(19b) SPICE: A Computer-Aided Framework for Systematic Process Intensification of Chemical Enterprises

Authors: 
Li, J., Artie McFerrin Department of Chemical Engineering, Texas A&M University
Demirel, S. E., Artie McFerrin Department of Chemical Engineering, Texas A&M University
Arora, A., Texas A&M University
Hasan, M. M. F., Artie McFerrin Department of Chemical Engineering, Texas A&M University
Process intensification facilitates the improvement of process performance and leads to substantially smaller, cleaner, safer, and more energy-efficient technologies [1-2]. Several methods (e.g., [3-6]) and computer-aided tools and software frameworks (e.g., [7-11]) exist for the intensification of chemical processes. In this work, we describe a computational framework SPICE which stands for Systematic Process Intensification of Chemical Enterprises. SPICE identifies optimal intensified process designs for user-specified raw materials, product specifications, chemical species, plausible chemistry (reactions), and enabling materials for separation, conversion and/or storage. We have recently used a new superstructure using fundamental building blocks for the systematic design and intensification of chemical processes [6]. A mixed-integer integer nonlinear optimization (MINLP) model describing the building block superstructure has been also developed. This MINLP model constitutes the core of SPICE. Specifically, the framework (i) contains the interface for collecting the model input data on feeds, products and materials, (ii) generates optimal block configurations by solving the MINLP model to optimality using a commercial solver, and (iii) converts the resultant block configurations into classical process flow diagrams. A key feature of SPICE is that the users do not need to specify any superstructure a priori. The MINLP-based model incorporates general mass and energy conservations, and descriptions of reaction, separation and material selection towards designing an intensified chemical process. SPICE also provides options for incorporating new reaction models and materials properties. Additional constraints can be also set on product demands and waste generation to meet certain industrial and/or environmental specifications.

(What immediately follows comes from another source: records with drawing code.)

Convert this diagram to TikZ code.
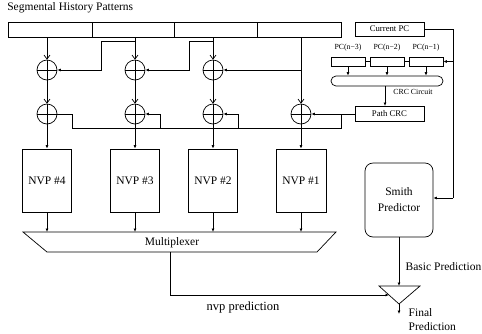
\documentclass[tikz,border=0pt]{standalone}
\usepackage{fontspec}
\setmainfont{Liberation Serif}
\usetikzlibrary{arrows.meta}
\begin{document}
\begin{tikzpicture}[x=1pt,y=-1pt,line width=0.7pt,
  box/.style={draw,inner sep=0pt},
  big/.style={font=\fontsize{11.5}{13}\selectfont},
  mid/.style={font=\fontsize{8.7}{10}\selectfont},
  small/.style={font=\fontsize{7.8}{9}\selectfont},
  xor/.style={circle,draw,minimum size=20pt,inner sep=0pt,
    path picture={\draw (path picture bounding box.north) -- (path picture bounding box.south)
      (path picture bounding box.west) -- (path picture bounding box.east);}},
  fa/.style={-{Latex[length=3.5pt,width=3pt]}},
  va/.style={-{Straight Barb[length=4pt,width=6pt]}}]
\useasboundingbox (0,0) rectangle (482,333);

% title and history bar
\node[big,anchor=west,inner sep=0pt] (title) at (7,8) {Segmental History Patterns};
\node[box,minimum width=84pt,minimum height=15pt] (s1) at (50,29.5) {};
\node[box,minimum width=82pt,minimum height=15pt] (s2) at (133,29.5) {};
\node[box,minimum width=83pt,minimum height=15pt] (s3) at (215.5,29.5) {};
\node[box,minimum width=84pt,minimum height=15pt] (s4) at (299,29.5) {};

% xor circles
\node[xor] (a4) at (47,70) {};
\node[xor] (a3) at (135,70) {};
\node[xor] (a2) at (213,70) {};
\node[xor] (b4) at (47,114) {};
\node[xor] (b3) at (135,114) {};
\node[xor] (b2) at (213,114) {};
\node[xor] (b1) at (301,114) {};

% NVP boxes
\node[box,big,minimum width=49pt,minimum height=63pt] (n4) at (47,180.5) {NVP \#4};
\node[box,big,minimum width=49pt,minimum height=63pt] (n3) at (135,180.5) {NVP \#3};
\node[box,big,minimum width=49pt,minimum height=63pt] (n2) at (213,180.5) {NVP \#2};
\node[box,big,minimum width=50pt,minimum height=63pt] (n1) at (301,180.5) {NVP \#1};

% multiplexer
\draw (23,232) coordinate (muxtl) -- (336,232) -- (317,252) -- (47,252) coordinate (muxbl) -- cycle;
\node[big] (mux) at (172,242.5) {Multiplexer};

% right side
\node[box,mid,minimum width=69pt,minimum height=14pt] (cpc) at (389.5,29) {Current PC};
\node[box,minimum width=34pt,minimum height=9pt] (p3) at (348,61.5) {};
\node[box,minimum width=34pt,minimum height=9pt] (p2) at (387,61.5) {};
\node[box,minimum width=34pt,minimum height=9pt] (p1) at (426,61.5) {};
\node[small] (l3) at (348,48) {PC(n−3)};
\node[small] (l2) at (387,48) {PC(n−2)};
\node[small] (l1) at (426,48) {PC(n−1)};
\node[box,rounded corners=5pt,minimum width=112pt,minimum height=10pt] (crc) at (387,81) {};
\node[small] (crcl) at (413,92) {CRC Circuit};
\node[box,mid,minimum width=69pt,minimum height=15pt] (pcrc) at (389.5,113.5) {Path CRC};
\node[box,big,rounded corners=8pt,minimum width=68pt,minimum height=74pt,align=center] (smith) at (399,200) {Smith\\[3pt]Predictor};

% final combiner
\draw (379,286) coordinate (tl) -- (420,286) coordinate (tr) -- (399,304) coordinate (tb) -- cycle;
\coordinate (tin) at (389,295);
\coordinate (tout) at (399,314);
\node[big,anchor=west] (basic) at (402,267) {Basic Prediction};
\node[big,anchor=west] (final) at (405,313) {Final};
\node[big,anchor=west] (finalp) at (405,327) {Prediction};
\node[font=\fontsize{12.5}{14}\selectfont] (nvpl) at (243,307) {nvp prediction};

% column connections
\draw[va] (a4 |- s1.south) -- (a4.north);
\draw[va] (a3 |- s2.south) -- (a3.north);
\draw[va] (a2 |- s3.south) -- (a2.north);
\draw[va] (b1 |- s4.south) -- (b1.north);
\draw[va] (a4.south) -- (b4.north);
\draw[va] (a3.south) -- (b3.north);
\draw[va] (a2.south) -- (b2.north);
\draw[fa] (b4.south) -- (n4.north);
\draw[fa] (b3.south) -- (n3.north);
\draw[fa] (b2.south) -- (n2.north);
\draw[fa] (b1.south) -- (n1.north);

% cross links row 1
\draw[fa] (135,41) -- (101,41) -- (101,70) -- (a4.east);
\draw[fa] (213,41) -- (189,41) -- (189,70) -- (a3.east);
\draw[fa] (301,70) -- (a2.east);

% path CRC bus row 2
\draw[fa] (pcrc.west |- b1) -- (b1.east);
\draw (341,114) -- (341,128) -- (72,128) -- (72,114) -- (b4.east);
\draw[fa] (160,128) -- (160,114) -- (b3.east);
\draw[fa] (238,128) -- (238,114) -- (b2.east);

% NVP to mux
\draw[fa] (n4.south) -- (n4.south |- muxtl);
\draw[fa] (n3.south) -- (n3.south |- muxtl);
\draw[fa] (n2.south) -- (n2.south |- muxtl);
\draw[fa] (n1.south) -- (n1.south |- muxtl);

% mux to combiner
\draw[fa] (170,252) -- (170,295) -- (tin);

% PC chain
\draw (p3.east) -- (p2.west);
\draw (p2.east) -- (p1.west);
\draw[fa] (p3.south) -- (p3.south |- crc.north);
\draw[fa] (p2.south) -- (p2.south |- crc.north);
\draw[fa] (p1.south) -- (p1.south |- crc.north);
\draw[fa] (385,86) -- (385,106);
\draw (cpc.east) -- (453,29) -- (453,198);
\draw[fa] (453,198) -- (smith.east |- 0,198);
\draw[fa] (453,61.5) -- (p1.east);

% smith to combiner
\draw[fa] (smith.south) -- (smith.south |- tl);
\draw[fa] (tb) -- (tout);
\end{tikzpicture}
\end{document}
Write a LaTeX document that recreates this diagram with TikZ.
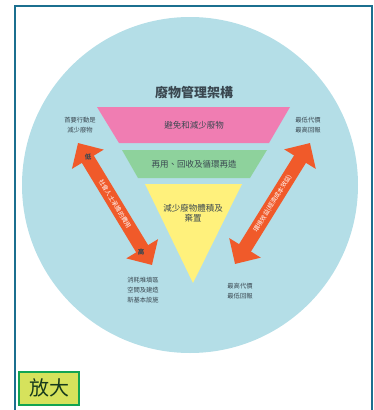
\documentclass[tikz,border=0pt]{standalone}
\usepackage{fontspec}
\usepackage{xcolor}
\usepackage{tikz}
\usetikzlibrary{calc,arrows.meta}
\newfontfamily\cjk{Noto Sans CJK TC}
\definecolor{frame}{HTML}{1B6F8F}
\definecolor{disc}{HTML}{B4DEE7}
\definecolor{pinkband}{HTML}{F07DB2}
\definecolor{greenband}{HTML}{8ED29C}
\definecolor{yellowband}{HTML}{FFF17C}
\definecolor{arrowred}{HTML}{F05A2A}
\definecolor{ink}{HTML}{3A4750}
\definecolor{btnfill}{HTML}{D6E25C}
\definecolor{btnedge}{HTML}{12A452}
\definecolor{btntext}{HTML}{173A1C}
\tikzset{
  band/.style={line width=0pt, draw=none},
  bandtxt/.style={text=ink, font=\cjk\fontsize{8.5}{10}\selectfont, align=center, inner sep=0pt},
  side/.style={text=ink, font=\cjk\fontsize{6.3}{10}\selectfont, align=center, inner sep=0pt},
  bigarrow/.style={draw=arrowred, line width=14pt,
    {Triangle[width=36pt,length=19pt]}-{Triangle[width=36pt,length=19pt]}},
  arrowtxt/.style={text=white, font=\cjk\fontsize{6.2}{7}\selectfont, inner sep=0pt},
  endmark/.style={text=ink, font=\cjk\bfseries\fontsize{6.5}{7}\selectfont, inner sep=0pt},
}

\begin{document}
\begin{tikzpicture}[x=1pt,y=-1pt]
  \useasboundingbox (0,0) rectangle (374,410);
  % frame and disc
  \draw[frame, line width=2.5pt] (15,412) -- (15,6) -- (372,6) -- (372,412);
  \fill[disc] (190,185) circle (168);
  \node[text=ink, font=\cjk\bfseries\fontsize{13}{15}\selectfont] (title) at (194,93) {廢物管理架構};
  % hierarchy
  \fill[pinkband] (97,107) -- (290,107) -- (269,143) -- (119,143) -- cycle;
  \node[bandtxt] (avoid) at (194,125) {避免和減少廢物};
  \fill[greenband] (122,150) -- (267,150) -- (250,178) -- (138,178) -- cycle;
  \node[bandtxt] (reuse) at (194,164) {再用、回收及循環再造};
  \fill[yellowband] (145,184) -- (242,184) -- (193,283) -- cycle;
  \node[bandtxt, text width=80pt] (dispose) at (193,213) {減少廢物體積及\\棄置};
  % side labels
  \node[side] (topleft) at (80,125) {首要行動是\\減少廢物};
  \node[side] (topright) at (308,125) {最低代價\\最高回報};
  \node[side] (botleft) at (143,290) {消耗堆填區\\空間及建造\\新基本設施};
  \node[side] (botright) at (240,291) {最高代價\\最低回報};
  % double arrows
  \coordinate (ltop) at (78,143);
  \coordinate (lbot) at (152,265);
  \coordinate (rtop) at (310,143);
  \coordinate (rbot) at (235,264);
  \draw[bigarrow] (ltop) -- (lbot) node[arrowtxt, midway, sloped] (lcost) {社會人士承擔的費用};
  \draw[bigarrow] (rtop) -- (rbot) node[arrowtxt, midway, sloped] (rgain) {環境效益(經濟成本效益)};
  \node[endmark] (low) at (88,157) {低};
  \node[endmark] (high) at (141,252) {高};
  % zoom button
  \node[draw=btnedge, line width=2pt, fill=btnfill, text=btntext, font=\cjk\fontsize{20}{22}\selectfont,
    minimum width=60pt, minimum height=33pt, inner sep=0pt] (zoombtn) at (49,388) {放大};
\end{tikzpicture}
\end{document}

Using several intensification examples, we will demonstrate the capabilities of the software framework in effective collection and transferring of input data through a user-friendly interface, and automatic generation of process flowsheet. In addition, we will discuss a systematic method, which has been implemented in SPICE, to automatize the conversion of building block-based diagrams to classical process flow diagrams and vice-versa. This method allows to systematically identify the primary and auxiliary units from the corresponding solutions of the building-block based MINLP model. Evaluation on flowrate variables between blocks gives the information on connectivity for construction of an adjacency matrix with nodes as identified units and edges as connectivity [12]. This adjacency matrix is used to interpret the connectivity within a process flowsheet.